Son Gemi’nin müdavimiydim. Ne zaman şehir dışından bir dostum gelse “gel bak seni bi yere götüreceğim” der, tutar kolundan Son Gemi’ye götürürdüm. Seni de götürmedim mi sanki? Hatta terk-i diyar edenler için elveda gecelerini de “vedalar Son Gemi’de yapılır” diyerek müdavimi olduğum bu yerde organize ederdim. Yalnızken, mis gibi bahar havasında da, şakır şakır yağmur yağarken de, masalara sığamayacak kadar kalabalık olduğumuzda bile çok güzel olurdu bizim gemi. Özellikle o içerde, köşede duran kimsesiz masa… Kapmak için can atardım. Kâh kapı önüne bir masa atar oturur, kâh üst kata çıkar gelen geçeni gözlerdim. Alt katta oturduğumda her an kapıdan Arif Damar girecek gibi istim üstünde olurdum. Cebinden çıkartıp vereceği deniz kabuklarından ilkini almak çok önemliydi çünkü benim için.

Bugün yine bir yer var orada. Sandalyeler ve masalar da var. İçerisi yine kalabalık, duvarda portreler, masada biralar, rakılar... Ama mekânları sıcak kılan şey içindeki sohbetmiş, elini omzuma koyan insanlarmış. Evim gibi hissettiğim o ruhu sağlayan da, o büyü de, sandalyeye dirseğini dayamış amcalar da artık maalesef yok.

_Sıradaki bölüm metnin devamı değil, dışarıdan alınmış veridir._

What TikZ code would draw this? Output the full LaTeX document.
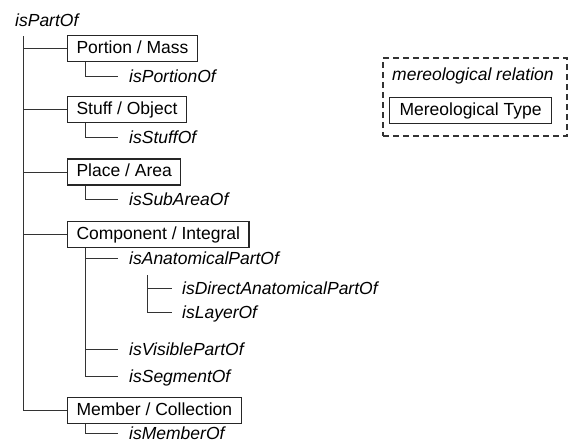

Bir meclis toplama planın varsa diye söylüyorum Ergülen, Son Gemi’de bu buluşma çok zor artık, bilesin ve başka bir yer ‘yok’ olmadan masayı toparlamalısın. Ama unutmamalı ki, senin ‘İdiller Gazeli’nde “aşk bile dolduramaz bazı âşıkların yerini” dediğin gibi, şakır şakır yağan hiçbir ‘yağmur’ dolduramaz Son Gemi’nin yerini.